Disisi lain, tak jarang juga ditemukan masyarakat yang berlebihan membeli bahan-bahan makanan untuk persiapan Ramadhan hingga terkesan sebagai perbuatan yang mubadzir, dan masih banyak lagi kebiasaan-kebiasaan umat Islam dalam menyambut bulan Ramadhan yang harus dihindari.
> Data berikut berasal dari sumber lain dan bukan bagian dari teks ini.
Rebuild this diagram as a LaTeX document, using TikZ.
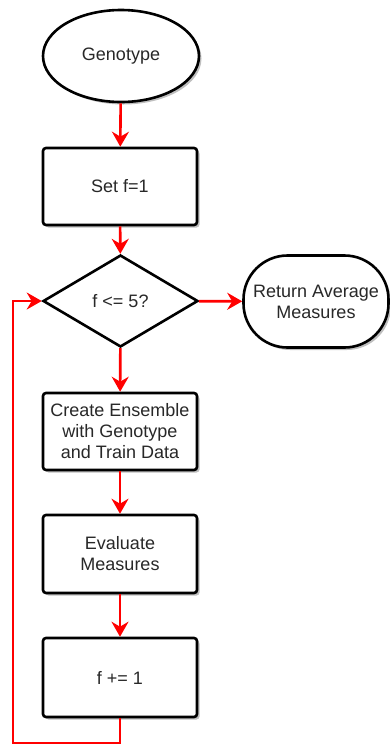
\documentclass[tikz,border=0pt]{standalone}
\usepackage{fontspec}
\setmainfont{Liberation Sans}
\usetikzlibrary{shapes.geometric,arrows.meta,shadows}
\definecolor{flowred}{RGB}{255,0,0}
\definecolor{txt}{RGB}{40,40,40}
\begin{document}
\begin{tikzpicture}[x=1pt,y=-1pt,
  base/.style={draw=black, line width=2.6pt, fill=white, text=txt,
    font=\fontsize{18}{21}\selectfont, align=center, inner sep=0pt,
    drop shadow={shadow xshift=2.5pt, shadow yshift=-2.5pt, opacity=0.25, fill=black}},
  procbox/.style={base, rectangle, rounded corners=3pt, minimum width=154pt},
  termnode/.style={base, ellipse, minimum width=156pt, minimum height=92pt},
  endbox/.style={base, rectangle, rounded corners=44pt, minimum width=145pt, minimum height=92pt},
  decision/.style={draw=black, line width=2.6pt, fill=white, text=txt,
    font=\fontsize{18}{21}\selectfont, diamond, inner sep=0pt,
    minimum width=155pt, minimum height=92pt},
  flow/.style={draw=flowred, line width=2.6pt,
    -{Stealth[length=15pt, width=17pt, inset=5pt]}}
]
\useasboundingbox (0,0) rectangle (390,745);

\node[termnode] (gen) at (121,56) {Genotype};
\node[procbox, minimum height=77pt] (set) at (120,186.5) {Set f=1};
\node[decision] (dec) at (120.5,301) {f <= 5?};
\node[endbox] (ret) at (316,301.5) {Return Average\\Measures};
\node[procbox, minimum height=77pt] (ens) at (120,431.5) {Create Ensemble\\with Genotype\\and Train Data};
\node[procbox, minimum height=78pt] (eval) at (120,554) {Evaluate\\Measures};
\node[procbox, minimum height=79pt] (inc) at (120,677.5) {f += 1};

\coordinate (loop) at (13,743);

\draw[flow] (gen) -- (set);
\draw[flow] (set) -- (dec);
\draw[flow] (dec) -- (ret);
\draw[flow] (dec) -- (ens);
\draw[flow] (ens) -- (eval);
\draw[flow] (eval) -- (inc);
\draw[flow] (inc.south) |- (loop) |- (dec.west);
\end{tikzpicture}
\end{document}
Sebagai umat yang mempercayai bahwa Ramadhan adalah bulan ibadah, sudah selayaknya kaum muslimin menyadari bahwa perbuatan-perbuatan yang tidak dilandasi agama akan merusak niat dalam persiapan menjelang bulan puasa. Rasulullah sendiri menganjurkan, persiapan yang sesungguhnya adalah peningkatan kwalitas ibadah, memperbanyak doa, menjaga kesehatan jasmani dan rohani.  Hal ini dilakukan semata-mata untuk mempersiapkan mental dan fisik untuk menghadapi bulan yang disucikan ini. Bukan dengan perbuatan yang dilarang oleh agama.
Karenanya, harus ada yang mempelopori agar masyarakat menyadari, bahwa Ramadhan bukanlah momen untuk melakukan tradisi-tradisi yang dilarang agama, dan itu harus dirubah kearah tradisi dan kebiasaan Rasulullah dalam menyambut Ramadhan.